Nesting dolls: solve a problem by doing the same smaller version of it, until one is tiny enough to answer outright.

Picture a set of Russian nesting dolls. To open the whole set you open one doll, which reveals a smaller doll, which you open to reveal a smaller one still — the same action, repeated on something smaller each time, until you reach the tiny solid doll that does not open.

Recursion is a function that solves a problem by calling itself on a smaller piece of the same problem. It keeps shrinking the job until it hits a case small enough to answer directly — the “base case” — then builds the full answer back up.

  1. Open this.
    1

    A big problem. The trick: it contains a smaller version of the very same problem.

  2. 2

    So do the same job — on the smaller piece.

  3. 3

    Each step stacks up, waiting, as the problem gets smaller and smaller.
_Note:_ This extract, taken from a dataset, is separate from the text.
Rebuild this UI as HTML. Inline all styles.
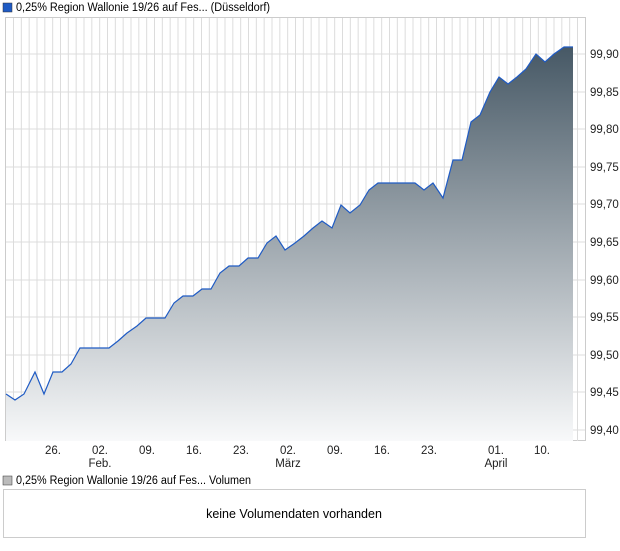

  4. This one I just know.
    base case
    4

    Until the smallest case, simple enough to answer outright — the base case.

  5. 5

    Now the answers travel back up, each step finishing once the piece below it is solved.

  6. Uh oh — no bottom.
    6

    Forget the base case and it never stops — it just shrinks forever (stack overflow).

The same job, on a smaller piece each time, until a base case stops it.

The two parts every recursion needs

Every recursive solution has two pieces: a base case that can be answered without recursing, and a recursive step that does a little work and then calls itself on something smaller. Miss the base case and it runs forever; fail to shrink the problem and it never reaches the base case.

Why a deep recursion can crash

Each call waits for the one below it, and each waiting call takes a little memory (a stack frame). Go too deep and that stack runs out of room — the famous “stack overflow.” Problems that nest very deep are often rewritten as a loop, which keeps the same idea without piling up frames.